Rows from a dataset of charts and code

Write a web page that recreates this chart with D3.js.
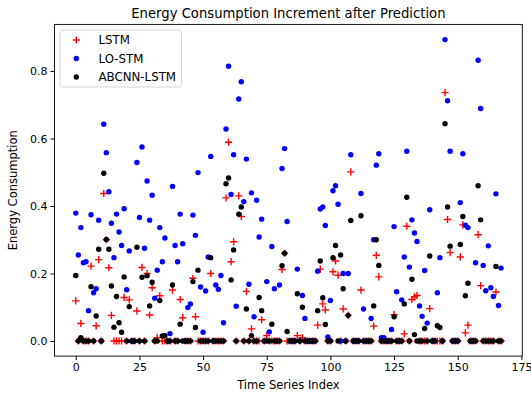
<!DOCTYPE html>
<html>
<head>
<meta charset="utf-8">
<script src="https://cdn.jsdelivr.net/npm/d3@7"></script>
<style>
  html, body { margin: 0; padding: 0; background: #fff; }
  svg { display: block; font-family: "DejaVu Sans", sans-serif; }
</style>
</head>
<body>
<svg id="chart" width="531" height="399"></svg>
<script>
const N = 168;
const seriesNames = ["LSTM", "LO-STM", "ABCNN-LSTM"];
const xTicks = [0, 25, 50, 75, 100, 125, 150, 175];
const yTicks = [0.0, 0.2, 0.4, 0.6, 0.8];

// non-zero values by index; all other indices are 0
const lstmNonZero = [
  [0,0.119],[2,0.052],[6,0.222],[8,0.045],[9,0.241],[11,0.437],[12,0.30],[13,0.217],[14,0.076],
  [19,0.129],[21,0.122],[24,0.089],[26,0.218],[28,0.2],[29,0.077],[30,0.158],[32,0.01],[33,0.134],
  [38,0.151],[41,0.123],[42,0.069],[46,0.186],[47,0.072],[53,0.2],[59,0.424],[60,0.589],[61,0.235],
  [62,0.294],[64,0.43],[65,0.369],[67,0.147],[69,0.036],[73,0.063],[75,0.016],[81,0.212],[82,0.26],
  [87,0.016],[89,0.01],[95,0.047],[96,0.213],[97,0.11],[98,0.092],[101,0.205],[102,0.237],[103,0.195],
  [105,0.095],[107,0.076],[108,0.501],[112,0.151],[117,0.044],[118,0.254],[119,0.19],[125,0.078],
  [129,0.021],[130,0.34],[132,0.123],[133,0.131],[134,0.135],[139,0.096],[145,0.736],[146,0.36],
  [147,0.262],[151,0.249],[152,0.344],[153,0.024],[154,0.047],[158,0.315],[159,0.164],[165,0.145]
];
const lostmNonZero = [
  [0,0.379],[1,0.255],[2,0.336],[3,0.232],[4,0.235],[5,0.09],[6,0.374],[7,0.143],[8,0.155],[9,0.358],
  [11,0.642],[12,0.558],[13,0.442],[14,0.349],[15,0.247],[16,0.376],[17,0.323],[18,0.283],[19,0.392],
  [20,0.152],[21,0.267],[24,0.529],[25,0.366],[26,0.575],[27,0.275],[28,0.474],[29,0.358],[30,0.432],
  [31,0.127],[32,0.21],[33,0.336],[34,0.235],[35,0.305],[37,0.022],[38,0.458],[39,0.283],[40,0.235],
  [41,0.376],[42,0.288],[44,0.099],[45,0.11],[46,0.373],[47,0.313],[48,0.499],[49,0.16],[50,0.026],
  [51,0.148],[52,0.249],[53,0.547],[55,0.166],[56,0.153],[57,0.194],[58,0.054],[59,0.628],[60,0.814],
  [61,0.434],[62,0.552],[63,0.103],[64,0.717],[65,0.768],[66,0.413],[67,0.539],[68,0.168],[69,0.439],
  [70,0.072],[71,0.417],[72,0.308],[73,0.361],[75,0.176],[76,0.027],[77,0.28],[78,0.155],[80,0.166],
  [81,0.511],[82,0.57],[83,0.354],[87,0.213],[89,0.135],[90,0.067],[95,0.207],[96,0.391],[97,0.397],
  [98,0.342],[99,0.012],[100,0.12],[101,0.445],[102,0.46],[103,0.405],[105,0.2],[107,0.2],[108,0.552],
  [112,0.437],[113,0.095],[116,0.067],[117,0.3],[118,0.521],[119,0.555],[120,0.01],[121,0.01],
  [124,0.034],[125,0.339],[126,0.146],[128,0.122],[129,0.249],[130,0.562],[131,0.219],[132,0.359],
  [133,0.32],[134,0.295],[135,0.104],[136,0.073],[137,0.209],[138,0.053],[139,0.389],[142,0.143],
  [143,0.247],[145,0.893],[146,0.712],[147,0.562],[151,0.41],[152,0.555],[153,0.343],[154,0.336],
  [157,0.232],[158,0.832],[159,0.689],[160,0.224],[161,0.149],[162,0.282],[163,0.158],[164,0.132],
  [165,0.436],[166,0.105],[167,0.216]
];
const abcnnNonZero = [
  [0,0.194],[2,0.01],[6,0.161],[8,0.074],[9,0.272],[11,0.497],[12,0.301],[13,0.272],[14,0.163],
  [15,0.041],[16,0.132],[17,0.054],[18,0.026],[19,0.19],[21,0.102],[24,0.278],[26,0.189],[28,0.193],
  [29,0.104],[30,0.174],[33,0.12],[34,0.015],[35,0.016],[38,0.166],[41,0.05],[46,0.176],[47,0.04],
  [48,0.21],[53,0.247],[59,0.466],[60,0.483],[61,0.181],[62,0.27],[64,0.376],[65,0.397],[67,0.095],
  [69,0.016],[72,0.129],[73,0.09],[77,0.05],[81,0.223],[82,0.26],[83,0.028],[87,0.14],[89,0.1],
  [95,0.09],[96,0.237],[97,0.128],[98,0.049],[101,0.247],[102,0.283],[104,0.255],[105,0.155],
  [107,0.076],[108,0.357],[112,0.371],[117,0.104],[118,0.3],[119,0.224],[125,0.072],[129,0.11],
  [130,0.426],[132,0.183],[133,0.019],[137,0.037],[139,0.252],[142,0.045],[143,0.04],[145,0.644],
  [146,0.397],[147,0.281],[151,0.286],[152,0.369],[153,0.134],[154,0.171],[158,0.46],[159,0.359],
  [165,0.221]
];

function expand(pairs) {
  const arr = new Array(N).fill(0);
  pairs.forEach(([i, v]) => { arr[i] = v; });
  return arr;
}
const lstmValues = expand(lstmNonZero);
const lostmValues = expand(lostmNonZero);
const abcnnValues = expand(abcnnNonZero);

const svg = d3.select("#chart");
const pLeft = 54.5, pRight = 522.3, pTop = 24.4, pBottom = 356.1;

const x = d3.scaleLinear().domain([-8.35, 175.35]).range([pLeft, pRight]);
const y = d3.scaleLinear().domain([-0.0447, 0.938]).range([pBottom, pTop]);

const plot = svg.append("g");

// LSTM: red plus
plot.append("g").selectAll("path")
  .data(lstmValues)
  .join("path")
  .attr("d", (d, i) => {
    const cx = x(i), cy = y(d), s = 3.6;
    return `M${cx - s},${cy}H${cx + s}M${cx},${cy - s}V${cy + s}`;
  })
  .attr("stroke", "#ff0000")
  .attr("stroke-width", 1.4)
  .attr("fill", "none");

// LO-STM: blue dots
plot.append("g").selectAll("circle")
  .data(lostmValues)
  .join("circle")
  .attr("cx", (d, i) => x(i))
  .attr("cy", d => y(d))
  .attr("r", 2.7)
  .attr("fill", "#0000ff");

// ABCNN-LSTM: black dots
plot.append("g").selectAll("circle")
  .data(abcnnValues)
  .join("circle")
  .attr("cx", (d, i) => x(i))
  .attr("cy", d => y(d))
  .attr("r", 2.7)
  .attr("fill", "#000000");

// spines
svg.append("rect")
  .attr("x", pLeft).attr("y", pTop)
  .attr("width", pRight - pLeft).attr("height", pBottom - pTop)
  .attr("fill", "none").attr("stroke", "#000").attr("stroke-width", 0.9);

const xAxis = svg.append("g")
  .attr("transform", `translate(0,${pBottom})`)
  .call(d3.axisBottom(x).tickValues(xTicks).tickSize(4).tickPadding(3).tickFormat(d3.format("d")));
xAxis.select(".domain").remove();
xAxis.selectAll("text").attr("font-size", 11).attr("font-family", "DejaVu Sans").attr("fill", "#000");

const yAxis = svg.append("g")
  .attr("transform", `translate(${pLeft},0)`)
  .call(d3.axisLeft(y).tickValues(yTicks).tickSize(4).tickPadding(3).tickFormat(d3.format(".1f")));
yAxis.select(".domain").remove();
yAxis.selectAll("text").attr("font-size", 11).attr("font-family", "DejaVu Sans").attr("fill", "#000");

// title and labels
svg.append("text")
  .attr("x", (pLeft + pRight) / 2).attr("y", 18)
  .attr("text-anchor", "middle")
  .attr("font-size", 13.2)
  .text("Energy Consumption Increment after Prediction");

svg.append("text")
  .attr("x", (pLeft + pRight) / 2).attr("y", 389)
  .attr("text-anchor", "middle")
  .attr("font-size", 11.5)
  .text("Time Series Index");

svg.append("text")
  .attr("transform", `translate(17,${(pTop + pBottom) / 2}) rotate(-90)`)
  .attr("text-anchor", "middle")
  .attr("font-size", 11.5)
  .text("Energy Consumption");

// legend
const legend = svg.append("g");
legend.append("rect")
  .attr("x", 60).attr("y", 30).attr("width", 121.5).attr("height", 57)
  .attr("rx", 3).attr("fill", "#fff").attr("fill-opacity", 0.8)
  .attr("stroke", "#d0d0d0").attr("stroke-width", 0.9);
const ly = [40, 58.5, 77];
const lx = 76.3;
legend.append("path")
  .attr("d", `M${lx - 3.6},${ly[0]}H${lx + 3.6}M${lx},${ly[0] - 3.6}V${ly[0] + 3.6}`)
  .attr("stroke", "#ff0000").attr("stroke-width", 1.4);
legend.append("circle").attr("cx", lx).attr("cy", ly[1]).attr("r", 2.7).attr("fill", "#0000ff");
legend.append("circle").attr("cx", lx).attr("cy", ly[2]).attr("r", 2.7).attr("fill", "#000");
legend.selectAll("text.lbl")
  .data(seriesNames)
  .join("text")
  .attr("class", "lbl")
  .attr("x", 98.5)
  .attr("y", (d, i) => ly[i] + 4.2)
  .attr("font-size", 11.8)
  .text(d => d);
</script>
</body>
</html>
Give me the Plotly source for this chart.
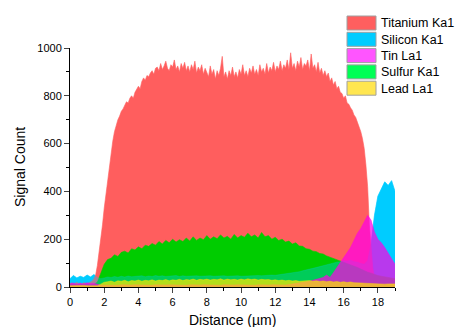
import numpy as np
import plotly.graph_objects as go

# ---------------- data ----------------
x_ti = [round(i * 0.1, 1) for i in range(191)]
titanium = [
    12, 18, 10, 15, 20, 14, 16, 11, 19, 15, 13, 17, 20, 25, 35,
    50, 90, 140, 200, 260, 330, 390, 450, 500, 560, 610, 650, 680, 700, 715,
    735, 745, 760, 775, 770, 790, 800, 790, 815, 825,
    840, 830, 860, 875, 865, 885, 880, 895, 905, 890,
    915, 920, 905, 935, 910, 925, 945, 915, 905, 930,
    920, 950, 910, 925, 900, 935, 915, 940, 905, 925,
    900, 930, 910, 945, 895, 920, 905, 930, 890, 915,
    900, 880, 925, 890, 910, 870, 905, 885, 915, 965,
    880, 900, 870, 905, 885, 920, 880, 900, 875, 910,
    890, 930, 885, 905, 880, 915, 895, 925, 890, 910,
    885, 930, 900, 915, 890, 935, 895, 920, 905, 940,
    900, 925, 910, 945, 905, 930, 915, 950, 910, 980,
    915, 935, 905, 945, 920, 960, 910, 935, 925, 950,
    905, 975, 915, 930, 900, 940, 895, 915, 885, 905,
    880, 895, 860, 875, 845, 860, 830, 840, 815, 810,
    790, 800, 770, 765, 750, 740, 720, 710, 690, 670,
    650, 620, 580, 510, 420, 260, 150, 80, 40, 20,
    15, 12, 10, 14, 11, 9, 12, 10, 13, 9, 11,
]

x_el = [round(i * 0.2, 1) for i in range(96)]
silicon = [
    35, 48, 38, 45, 40, 50, 42, 52, 40, 35,
    38, 42, 40, 44, 41, 45, 42, 46, 43, 45,
    44, 47, 43, 46, 44, 48, 45, 47, 44, 46,
    45, 48, 44, 47, 45, 46, 44, 47, 45, 46,
    44, 47, 45, 46, 44, 47, 45, 46, 44, 47,
    45, 46, 45, 47, 46, 48, 47, 49, 48, 50,
    49, 51, 52, 54, 55, 58, 60, 64, 68, 70,
    75, 78, 82, 86, 90, 94, 97, 101, 104, 106,
    110, 108, 112, 106, 104, 98, 95, 110, 180, 300,
    380, 410, 440, 425, 445, 400,
]
tin = [
    14, 17, 12, 16, 13, 18, 14, 16, 12, 8,
    8, 7, 9, 8, 7, 9, 8, 7, 8, 9,
    8, 7, 9, 8, 7, 9, 8, 7, 8, 9,
    8, 7, 9, 8, 7, 9, 8, 7, 8, 9,
    8, 7, 9, 8, 7, 9, 8, 7, 8, 9,
    8, 7, 9, 8, 7, 9, 8, 7, 8, 9,
    8, 7, 9, 8, 10, 12, 14, 16, 18, 20,
    24, 28, 32, 36, 40, 50, 40, 60, 80, 105,
    125, 145, 165, 195, 225, 245, 270, 300, 280, 230,
    200, 185, 165, 140, 115, 95,
]
sulfur = [
    10, 12, 9, 11, 10, 12, 9, 11, 20, 60,
    95, 115, 120, 135, 128, 145, 150, 142, 160, 155,
    168, 160, 175, 170, 182, 175, 190, 180, 195, 185,
    200, 188, 198, 190, 205, 192, 210, 195, 205, 198,
    215, 200, 210, 202, 218, 205, 212, 200, 220, 205,
    215, 208, 225, 210, 218, 205, 228, 210, 215, 200,
    208, 195, 200, 188, 192, 180, 185, 172, 170, 160,
    158, 150, 148, 140, 138, 130, 125, 120, 115, 110,
    105, 100, 95, 88, 82, 75, 68, 62, 58, 52,
    48, 45, 42, 40, 38, 35,
]
lead = [
    5, 6, 4, 5, 6, 5, 4, 6, 5, 12,
    20, 22, 25, 20, 26, 24, 28, 22, 27, 25,
    29, 24, 28, 26, 30, 25, 29, 27, 31, 26,
    30, 28, 32, 27, 31, 29, 33, 28, 32, 30,
    33, 29, 32, 30, 34, 29, 33, 30, 32, 29,
    33, 30, 34, 31, 33, 29, 32, 30, 31, 28,
    30, 27, 29, 26, 28, 25, 27, 24, 26, 25,
    27, 24, 26, 23, 25, 22, 24, 21, 23, 20,
    22, 19, 21, 18, 19, 17, 16, 15, 14, 15,
    13, 14, 12, 13, 12, 13,
]
names = ["Titanium Ka1", "Silicon Ka1", "Tin La1", "Sulfur Ka1", "Lead La1"]
legend_colors = ["#FF5F5F", "#00CCFF", "#FF55FF", "#00FF55", "#FFE650"]

assert len(titanium) == len(x_ti)
for s in (silicon, tin, sulfur, lead):
    assert len(s) == len(x_el)

# ---------------- figure ----------------
fig = go.Figure()

def area(x, y, color):
    fig.add_trace(go.Scatter(
        x=x, y=y, mode="lines", fill="tozeroy", fillcolor=color,
        line=dict(width=0.6, color=color), showlegend=False, hoverinfo="skip"))

area(x_el, silicon, "rgb(0,204,255)")
area(x_ti, titanium, "rgb(255,94,94)")
area(x_el, sulfur, "rgb(0,204,0)")
area(x_el, silicon, "rgba(0,204,255,0.35)")
area(x_el, tin, "rgba(255,0,230,0.72)")
area(x_el, lead, "rgba(255,230,0,0.7)")

W, H = 455, 327
ml, mr, mt, mb = 70, 60, 48, 40
pw, ph = W - ml - mr, H - mt - mb

def px_to_paper(px, py):
    return (px - ml) / pw, (H - mb - py) / ph

font = "Arial, Liberation Sans, sans-serif"
shapes, annots = [], []
for i, (n, c) in enumerate(zip(names, legend_colors)):
    top = 16 + i * 16.3
    x0, y0 = px_to_paper(347, top)
    x1, y1 = px_to_paper(376, top + 14)
    shapes.append(dict(type="rect", xref="paper", yref="paper", x0=x0, x1=x1,
                       y0=y1, y1=y0, fillcolor=c, line=dict(color="#A0A0A0", width=1)))
    tx, ty = px_to_paper(379, top + 7.5)
    annots.append(dict(text=n, xref="paper", yref="paper", x=tx, y=ty,
                       xanchor="left", yanchor="middle", showarrow=False,
                       font=dict(family=font, size=12.5, color="black")))

# axis titles
tx, ty = px_to_paper(232, 320)
annots.append(dict(text="Distance (µm)", xref="paper", yref="paper", x=tx, y=ty,
                   xanchor="center", yanchor="middle", showarrow=False,
                   font=dict(family=font, size=14, color="black")))
tx, ty = px_to_paper(20, 167)
annots.append(dict(text="Signal Count", xref="paper", yref="paper", x=tx, y=ty,
                   xanchor="center", yanchor="middle", showarrow=False, textangle=-90,
                   font=dict(family=font, size=14, color="black")))

fig.update_layout(
    width=W, height=H,
    margin=dict(l=ml, r=mr, t=mt, b=mb, autoexpand=False),
    paper_bgcolor="white", plot_bgcolor="white",
    font=dict(family=font, color="black"),
    shapes=shapes, annotations=annots,
    showlegend=False,
)
fig.update_xaxes(
    range=[0, 19], dtick=2, tick0=0, ticks="outside", ticklen=5, tickwidth=1,
    showline=True, linecolor="black", linewidth=1, showgrid=False, zeroline=False,
    tickfont=dict(size=11), automargin=False,
    minor=dict(dtick=1, ticks="outside", ticklen=3, tickcolor="black", showgrid=False),
)
fig.update_yaxes(
    range=[0, 1000], dtick=200, ticks="outside", ticklen=5, tickwidth=1,
    showline=True, linecolor="black", linewidth=1, showgrid=False, zeroline=False,
    tickfont=dict(size=11), automargin=False,
    minor=dict(dtick=100, ticks="outside", ticklen=3, tickcolor="black", showgrid=False),
)

fig.write_html("out.html")
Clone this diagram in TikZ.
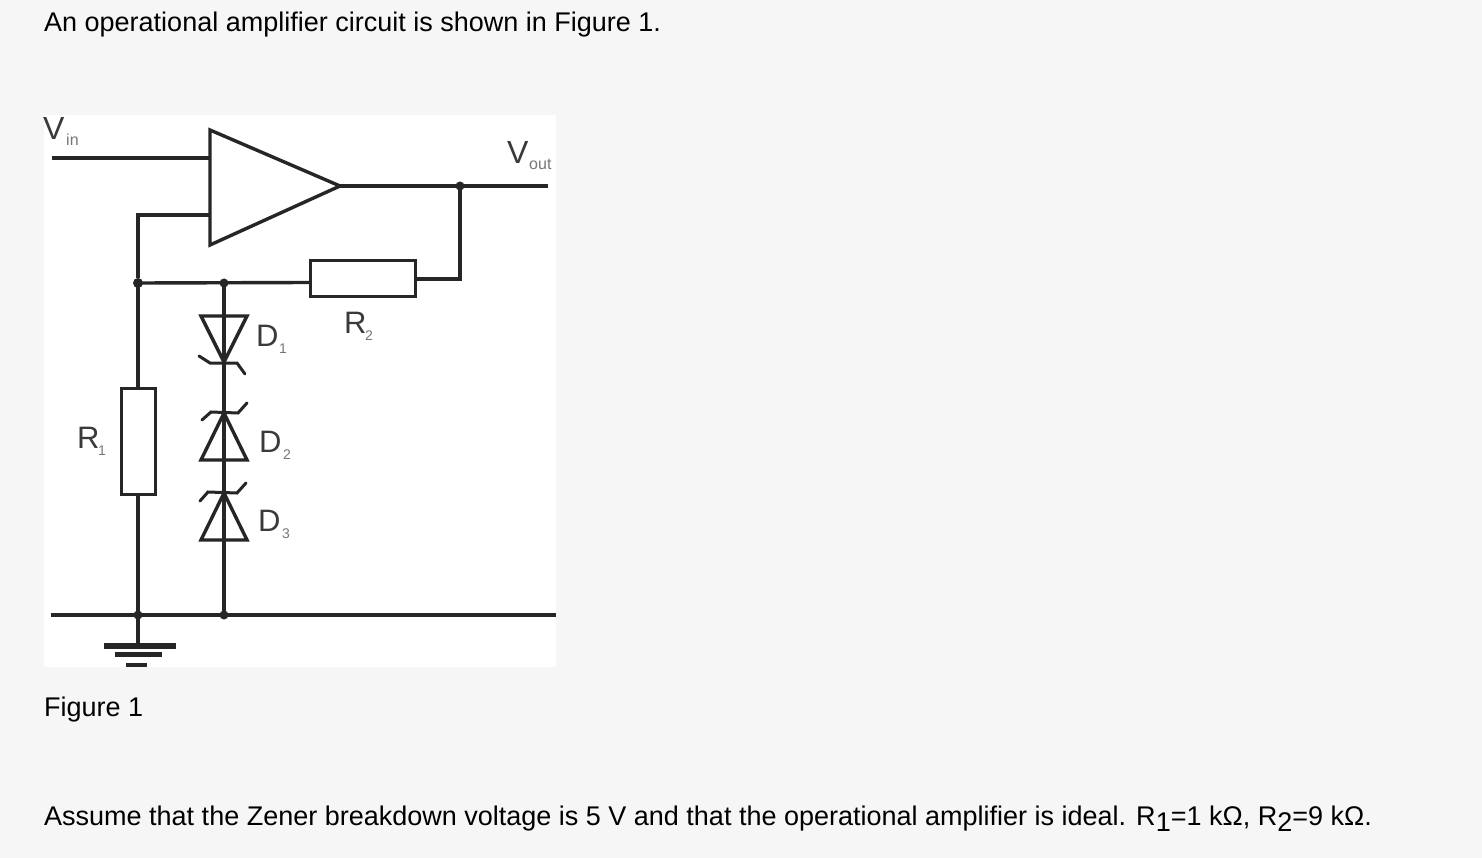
\documentclass[tikz,border=0pt]{standalone}
\usepackage{fontspec}
\setmainfont{Liberation Sans}
\definecolor{pagebg}{HTML}{F6F6F6}
\definecolor{wire}{HTML}{262626}
\definecolor{lab}{HTML}{3A3A3A}
\definecolor{sublab}{HTML}{777777}
\tikzset{
  wirestyle/.style={draw=wire,line width=3.4pt},
  thinwire/.style={draw=wire,line width=3pt},
  comp/.style={draw=wire,line width=3.4pt,fill=white,inner sep=0pt,outer sep=0pt,minimum width=0pt},
  dotnode/.style={circle,fill=wire,inner sep=0pt,minimum size=10pt},
  bodytext/.style={anchor=base west,inner sep=0pt,font=\fontsize{27}{32}\selectfont,text=black},
  cirlabel/.style={inner sep=0pt,anchor=base west,font=\fontsize{32}{34}\selectfont,text=lab},
  rlabel/.style={inner sep=0pt,anchor=base west,font=\fontsize{31}{34}\selectfont,text=lab},
  subl/.style={inner sep=0pt,anchor=base west,font=\fontsize{16}{18}\selectfont,text=sublab},
  subd/.style={inner sep=0pt,anchor=base west,font=\fontsize{14}{16}\selectfont,text=sublab},
}
\newcommand{\zenerdown}[2]{%
  \draw[wirestyle,line join=miter] (#1-23,#2) -- (#1+23,#2) -- (#1,#2+46) -- cycle;
  \draw[thinwire,line cap=round] (#1-25,#2+40) -- (#1-14,#2+47) -- (#1+13,#2+47) -- (#1+21,#2+58);}
\newcommand{\zenerupA}[2]{%
  \draw[wirestyle,line join=miter] (#1-23,#2) -- (#1+23,#2) -- (#1,#2-47) -- cycle;
  \draw[thinwire,line cap=round] (#1-22,#2-40) -- (#1-13,#2-48) -- (#1+14,#2-47) -- (#1+23,#2-57);}
\newcommand{\zenerupB}[2]{%
  \draw[wirestyle,line join=miter] (#1-23,#2) -- (#1+23,#2) -- (#1,#2-47) -- cycle;
  \draw[thinwire,line cap=round] (#1-24,#2-39) -- (#1-16,#2-48) -- (#1+13,#2-47) -- (#1+22,#2-57);}
\begin{document}
\begin{tikzpicture}[x=1pt,y=-1pt]
\useasboundingbox (0,0) rectangle (1482,858);
\fill[pagebg] (0,0) rectangle (1482,858);
\fill[white] (44,115) rectangle (556,667);

% amplifier
\coordinate (ampTL) at (210,130);
\coordinate (ampBL) at (210,245);
\node[inner sep=0pt,minimum size=0pt] (ampOut) at (340,186) {};
\coordinate (vinEnd) at (52,158);
\coordinate (ampIn) at (210,158);
\coordinate (ampFb) at (210,215);
\coordinate (fbCorner) at (138,215);
\coordinate (voutEnd) at (548,186);
\coordinate (gndL) at (51,615);
\coordinate (gndR) at (556,615);

\node[dotnode] (jFbL) at (138,283) {};
\node[dotnode,minimum size=9pt] (jD) at (224,283) {};
\node[dotnode,minimum size=9pt] (jOut) at (460,186) {};
\node[dotnode,minimum size=9pt] (jGndA) at (138,615) {};
\node[dotnode,minimum size=9pt] (jGndB) at (224,615) {};

% wires
\draw[wirestyle] (vinEnd) -- (ampIn);
\draw[wirestyle] (ampFb) -- (fbCorner) -- (jFbL);
\draw[wirestyle] (ampOut.center) -- (voutEnd);
\draw[wirestyle] (jFbL.center) -- (310,282.5);
\draw[wirestyle] (416,279) -- (460,279) -- (jOut.center);
\draw[wirestyle] (jFbL.center) -- (jGndA.center);
\draw[wirestyle] (gndL) -- (gndR);
\draw[wirestyle] (jD.center) -- (jGndB.center);
\draw[wirestyle,fill=white,line join=miter] (ampTL) -- (ampOut.center) -- (ampBL) -- cycle;

% resistors
\node[comp,minimum width=105pt,minimum height=36pt] (R2) at (363,278.5) {};
\node[comp,minimum width=34pt,minimum height=106pt] (R1) at (138.5,441.5) {};

% zeners
\zenerdown{224}{316}
\zenerupA{224}{460}
\zenerupB{224}{540}

% ground
\coordinate (gndT) at (138,645);
\draw[wirestyle] (jGndA.center) -- (gndT);
\fill[wire] (104,643) rectangle (176,649);
\fill[wire] (115,652) rectangle (162,657);
\fill[wire] (126,663) rectangle (147,667);

% circuit labels
\node[cirlabel] (tVin) at (43,140) {V};
\node[subl] (tVinS) at (66,146) {in};
\node[cirlabel] (tVout) at (507,164) {V};
\node[subl] (tVoutS) at (529,170) {out};
\node[rlabel] (tR2) at (344,334) {R};
\node[subd] (tR2s) at (365,341) {2};
\node[rlabel] (tR1) at (77,448) {R};
\node[subd] (tR1s) at (98,455) {1};
\node[rlabel] (tD1) at (256,346) {D};
\node[subd] (tD1s) at (279,353) {1};
\node[rlabel] (tD2) at (259,452) {D};
\node[subd] (tD2s) at (283,459) {2};
\node[rlabel] (tD3) at (258,531) {D};
\node[subd] (tD3s) at (282,538) {3};

% text
\node[bodytext] (t1) at (44,32) {An operational amplifier circuit is shown in Figure 1.};
\node[bodytext] (t2) at (44,716) {Figure 1};
\node[bodytext] (t3) at (44,825) {Assume that the Zener breakdown voltage is 5 V and that the operational amplifier is ideal. R\raisebox{-6pt}{1}=1 kΩ, R\raisebox{-6pt}{2}=9 kΩ.};
\end{tikzpicture}
\end{document}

**Exercise description**
Give again exactly the lines running from the beginning of the material above through the line that contains "const yTicks = [0.0, 0.2, 0.4, 0.6, 0.8];", and leave out every picture.

**The reply**
Write a web page that recreates this chart with D3.js.
<!DOCTYPE html>
<html>
<head>
<meta charset="utf-8">
<script src="https://cdn.jsdelivr.net/npm/d3@7"></script>
<style>
  html, body { margin: 0; padding: 0; background: #fff; }
  svg { display: block; font-family: "DejaVu Sans", sans-serif; }
</style>
</head>
<body>
<svg id="chart" width="531" height="399"></svg>
<script>
const N = 168;
const seriesNames = ["LSTM", "LO-STM", "ABCNN-LSTM"];
const xTicks = [0, 25, 50, 75, 100, 125, 150, 175];
const yTicks = [0.0, 0.2, 0.4, 0.6, 0.8];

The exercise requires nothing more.